After all, look at what Dr Berozow, one of the critics they smeared by implying he was influenced by industry funding and was falling back on “vitriolic comments” and “vacuous claim”, says in introducing his critique:
“The investigation by Green et al into the effect of maternal consumption of fluoride on the IQ of children is important. It is always wise to constantly evaluate and reevaluate long-standing public health practices in the light of new evidence.”
Till & Green are simply resorting to attributing motive and asserting their critics are not open to new knowledge as a way of avoiding facing up to the valid criticisms made by experts who reviewed and critiqued their work.
Confirmation bias – the pot calls the kettle black
We all suffer from confirmation bias and scientists (including Till & Green) are not immune. It is well understood that scientists are the last people to recognise problems in their own work. That is why peer review and open critique of scientific reports is so essential. But, in line with the whole approach of this opinion piece, Till & Green attempt to present a picture that only their critics suffer from this problem. They say:
“We typically fret about subtle biases, like recall bias and unmeasured confounding, but confirmation bias, the tendency to ignore or debunk data that does not conform to what we believe, is arguably a much larger problem.”
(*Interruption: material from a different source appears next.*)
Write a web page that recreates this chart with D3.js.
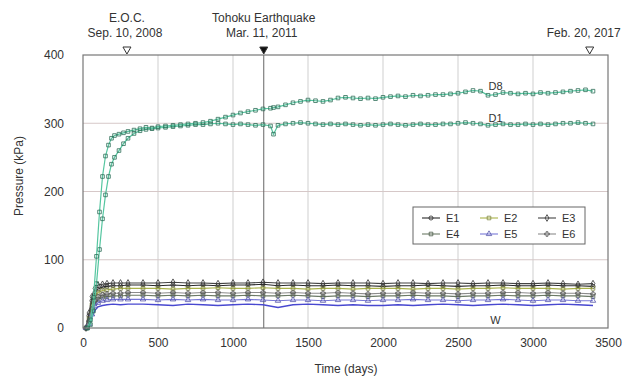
<!DOCTYPE html>
<html>
<head>
<meta charset="utf-8">
<script src="https://cdn.jsdelivr.net/npm/d3@7"></script>
<style>
  html, body { margin: 0; padding: 0; background: #fff; }
  svg { display: block; font-family: "Liberation Sans", Arial, sans-serif; }
</style>
</head>
<body>
<svg id="chart" width="638" height="378"></svg>
<script>
// ---- data -------------------------------------------------------------
// measurement days for the D gauges
const dDays = [30,50,70,90,110,130,150,170,190,210,
  240,270,300,340,380,420,460,500,
  550,600,650,700,750,800,850,900,950,1000,1050,1100,1150,1200,1250,
  1270,
  1300,1350,1400,1450,1500,1550,1600,1650,1700,1750,1800,1850,1900,1950,
  2000,2050,2100,2150,2200,2250,2300,2350,2400,2450,2500,2550,2600,2650,
  2700,2750,2800,2850,2900,2950,3000,3050,3100,3150,3200,3250,3300,3350,3400];

const d8 = [0,12,45,105,170,222,252,268,278,282,
  284,286,288,290,292,294,293,295,
  296,297,298,299,300,301,303,306,309,312,315,317,319,321,322,
  323,
  324,327,330,332,334,333,332,334,337,338,337,336,337,336,
  338,339,340,339,341,340,341,342,342,343,344,346,348,347,
  341,342,345,344,343,344,343,345,344,345,346,347,348,349,347];

const d1 = [0,5,25,65,115,160,195,222,240,250,
  260,270,278,285,289,291,292,293,
  294,295,296,297,298,298,299,300,299,298,299,298,297,298,296,
  284,
  297,299,300,301,300,299,298,299,298,299,298,297,298,297,
  298,299,298,297,298,299,298,298,299,299,300,301,300,299,
  297,298,299,298,298,299,298,299,298,299,300,300,301,300,299];

// measurement days for the E gauges and W
const eDays = [20,40,60,80,100,130,160,200,250,300,
  400,500,600,700,800,900,1000,1100,1200,1300,
  1400,1500,1600,1700,1800,1900,2000,2100,2200,2300,
  2400,2500,2600,2700,2800,2900,3000,3100,3200,3300,3400];

const e1 = [0,18,40,52,57,60,61,62,62,63,
  63,62,63,62,63,62,63,63,64,62,63,62,62,63,62,62,61,62,62,63,62,61,62,62,63,62,62,63,62,62,61];
const e2 = [0,14,34,46,52,55,56,57,58,58,
  58,58,57,58,58,59,58,58,59,58,58,57,58,58,57,58,58,58,57,58,58,57,58,58,59,58,58,58,57,58,58];
const e3 = [0,22,46,58,63,64,65,66,66,66,
  66,66,67,66,66,65,66,66,67,66,66,66,65,66,66,66,65,66,66,65,66,66,65,66,66,65,65,66,65,64,65];
const e4 = [0,8,24,36,42,45,46,47,47,48,
  48,47,48,47,48,47,47,48,47,47,48,47,46,47,47,46,47,47,48,47,47,46,47,47,48,47,47,48,47,47,46];
const e5 = [0,6,20,32,37,40,41,42,42,42,
  42,41,42,41,42,41,41,42,41,40,41,41,40,41,41,40,41,41,42,41,41,40,41,41,42,41,40,41,41,40,40];
const e6 = [0,10,28,40,46,49,50,51,51,52,
  52,51,52,51,52,52,51,52,52,51,52,51,51,52,51,50,51,51,52,51,51,50,51,51,52,52,51,52,51,51,50];
const w = [0,5,16,26,31,33,34,35,34,35,
  35,34,33,35,34,33,34,35,34,30,34,35,34,33,34,33,33,34,33,34,35,34,33,34,35,34,33,34,35,34,33];

const eNames = ["E1","E2","E3","E4","E5","E6"];
const xTicks = [0,500,1000,1500,2000,2500,3000,3500];
const yTicks = [0,100,200,300,400];

// key dates (day number) with their captions
const eventDays = [293, 1205, 3378];
const eventTitles = ["E.O.C.", "Tohoku Earthquake", ""];
const eventDates = ["Sep. 10, 2008", "Mar. 11, 2011", "Feb. 20, 2017"];

// ---- layout -----------------------------------------------------------
const svg = d3.select("#chart");
const pL = 83, pR = 608, pT = 55, pB = 328;

const x = d3.scaleLinear().domain([0, 3500]).range([pL, pR]);
const y = d3.scaleLinear().domain([0, 400]).range([pB, pT]);

// grid
const grid = svg.append("g");
grid.selectAll(".gx").data(xTicks.slice(1, -1)).join("line")
  .attr("x1", d => x(d)).attr("x2", d => x(d))
  .attr("y1", pT).attr("y2", pB)
  .attr("stroke", "#cfcfcf").attr("stroke-width", 1);
grid.selectAll(".gy").data(yTicks.slice(1, -1)).join("line")
  .attr("x1", pL).attr("x2", pR)
  .attr("y1", d => y(d)).attr("y2", d => y(d))
  .attr("stroke", "#d6c8c8").attr("stroke-width", 1);

// earthquake marker line
svg.append("line")
  .attr("x1", x(eventDays[1])).attr("x2", x(eventDays[1]))
  .attr("y1", pT).attr("y2", pB)
  .attr("stroke", "#666").attr("stroke-width", 1);

// axes (labels only)
const xAxis = svg.append("g").attr("transform", `translate(0,${pB})`)
  .call(d3.axisBottom(x).tickValues(xTicks).tickFormat(d3.format("d"))
    .tickSize(0).tickPadding(10));
const yAxis = svg.append("g").attr("transform", `translate(${pL},0)`)
  .call(d3.axisLeft(y).tickValues(yTicks).tickFormat(d3.format("d"))
    .tickSize(0).tickPadding(19));
[xAxis, yAxis].forEach(a => {
  a.select(".domain").remove();
  a.selectAll("text").attr("font-size", 12).attr("fill", "#333")
    .attr("font-family", "Liberation Sans, Arial, sans-serif");
});

svg.append("text").attr("x", 346).attr("y", 373)
  .attr("text-anchor", "middle").attr("font-size", 12).attr("fill", "#333")
  .text("Time (days)");
svg.append("text")
  .attr("transform", "translate(23,176) rotate(-90)")
  .attr("text-anchor", "middle").attr("font-size", 12).attr("fill", "#333")
  .text("Pressure (kPa)");

// ---- series -----------------------------------------------------------
const lineGen = d3.line().x(d => x(d[0])).y(d => y(d[1]));
const zip = (days, vals) => days.map((d, i) => [d, vals[i]]);

const plot = svg.append("g");

function drawSeries(days, vals, lineColor, markColor, symbol, size, fill, lw) {
  const pts = zip(days, vals);
  plot.append("path").datum(pts)
    .attr("d", lineGen).attr("fill", "none")
    .attr("stroke", lineColor).attr("stroke-width", lw);
  if (symbol) {
    plot.append("g").selectAll("path").data(pts).join("path")
      .attr("transform", d => `translate(${x(d[0])},${y(d[1])})`)
      .attr("d", d3.symbol().type(symbol).size(size))
      .attr("fill", fill).attr("stroke", markColor).attr("stroke-width", 0.8);
  }
}

const eStyle = [
  { line: "#2a2a2a", mark: "#2a2a2a", sym: d3.symbolCircle,   fill: "none" },
  { line: "#aab24a", mark: "#7e8640", sym: d3.symbolSquare,   fill: "none" },
  { line: "#444",    mark: "#333",    sym: d3.symbolDiamond,  fill: "none" },
  { line: "#6c7a66", mark: "#4a5a48", sym: d3.symbolSquare,   fill: "none" },
  { line: "#7878d8", mark: "#5555aa", sym: d3.symbolTriangle, fill: "none" },
  { line: "#8c8c8c", mark: "#555",    sym: d3.symbolCross,    fill: "none" }
];
const eVals = [e1, e2, e3, e4, e5, e6];

// W
drawSeries(eDays, w, "#4848d0", null, null, 0, "none", 1.4);
eVals.forEach((v, i) => {
  const s = eStyle[i];
  drawSeries(eDays, v, s.line, s.mark, s.sym, 13, s.fill, 1.1);
});

// D gauges
drawSeries(dDays, d1, "#55c6a0", "#2d6e58", d3.symbolSquare, 13, "none", 1.2);
drawSeries(dDays, d8, "#55c6a0", "#2d6e58", d3.symbolSquare, 13, "none", 1.2);

// plot frame
svg.append("rect").attr("x", pL).attr("y", pT)
  .attr("width", pR - pL).attr("height", pB - pT)
  .attr("fill", "none").attr("stroke", "#777").attr("stroke-width", 1.2);

// series labels
const lab = (t, day, v, dy) => svg.append("text")
  .attr("x", x(day)).attr("y", y(v) + dy)
  .attr("text-anchor", "middle").attr("font-size", 11).attr("fill", "#333").text(t);
lab("D8", 2750, d8[dDays.indexOf(2750)], -5);
lab("D1", 2750, d1[dDays.indexOf(2750)], -3);
lab("W", 2750, w[eDays.indexOf(2700)], 19);

// ---- event markers ----------------------------------------------------
const ev = svg.append("g");
eventDays.forEach((d, i) => {
  ev.append("path")
    .attr("d", `M${x(d) - 4},${pT - 8} L${x(d) + 4},${pT - 8} L${x(d)},${pT - 1} Z`)
    .attr("fill", i === 1 ? "#111" : "#fff")
    .attr("stroke", "#333").attr("stroke-width", 1);
  if (eventTitles[i]) {
    ev.append("text").attr("x", x(d)).attr("y", 22)
      .attr("text-anchor", "middle").attr("font-size", 12).attr("fill", "#333")
      .text(eventTitles[i]);
  }
  ev.append("text").attr("x", x(d) - (i === 2 ? 6 : 2)).attr("y", 37)
    .attr("text-anchor", "middle").attr("font-size", 12).attr("fill", "#333")
    .text(eventDates[i]);
});

// ---- legend -----------------------------------------------------------
const lg = svg.append("g");
lg.append("rect").attr("x", 413).attr("y", 207).attr("width", 172).attr("height", 37)
  .attr("fill", "#fff").attr("stroke", "#666").attr("stroke-width", 1);
eNames.forEach((n, i) => {
  const col = i % 3, row = Math.floor(i / 3);
  const lx = 422 + col * 58, ly = 218 + row * 16;
  const s = eStyle[i];
  lg.append("line").attr("x1", lx).attr("x2", lx + 18).attr("y1", ly).attr("y2", ly)
    .attr("stroke", s.line).attr("stroke-width", 1.1);
  lg.append("path").attr("transform", `translate(${lx + 9},${ly})`)
    .attr("d", d3.symbol().type(s.sym).size(13))
    .attr("fill", s.fill).attr("stroke", s.mark).attr("stroke-width", 0.8);
  lg.append("text").attr("x", lx + 24).attr("y", ly + 4)
    .attr("font-size", 11).attr("fill", "#333").text(n);
});
</script>
</body>
</html>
I find their attempt to belittle concerns about “unmeasured confounding” rather ironic. After all, this was the problem with Till’s original fluoride-ADHD work (which she used to win research grants for her later fluoride research) that I highlighted in Perrott (2018) Fluoridation and attention deficit hyperactivity disorder – a critique of Malin and Till (2015).
I am aware that Till has read my paper in its pre-publication and published forms but studiously ignores it. For example, the ADHD paper of Riddell et al (2109), which she co-authored, simply does not include Perrott (2018) in its discussion and continues to present Malin & Till (2105) as authoritative despite the obvious flaw that it ignored important confounders, and when these are considered their claim of a relationship between fluoridation and ADHD prevalence proved to be false.
So much for her attribution of confirmation bias to others – when she is obviously guilty of it in this case by ignoring “data that does not conform, to what [she] believes.”
The Till & Green opinion piece is unwise
Till & Green seem to have simply reacted emotionally to the reviews and critiques the Green et al (2019) paper received. They, of course, had the right – even the obligation – to respond scientifically to the reviews. But I believe their response in this article is unwise, maybe even professionally damaging, and they should not have committed these emotional outbursts to print. After a cooling down period, it is possible they will withdraw the article – and that would be best for them in the end.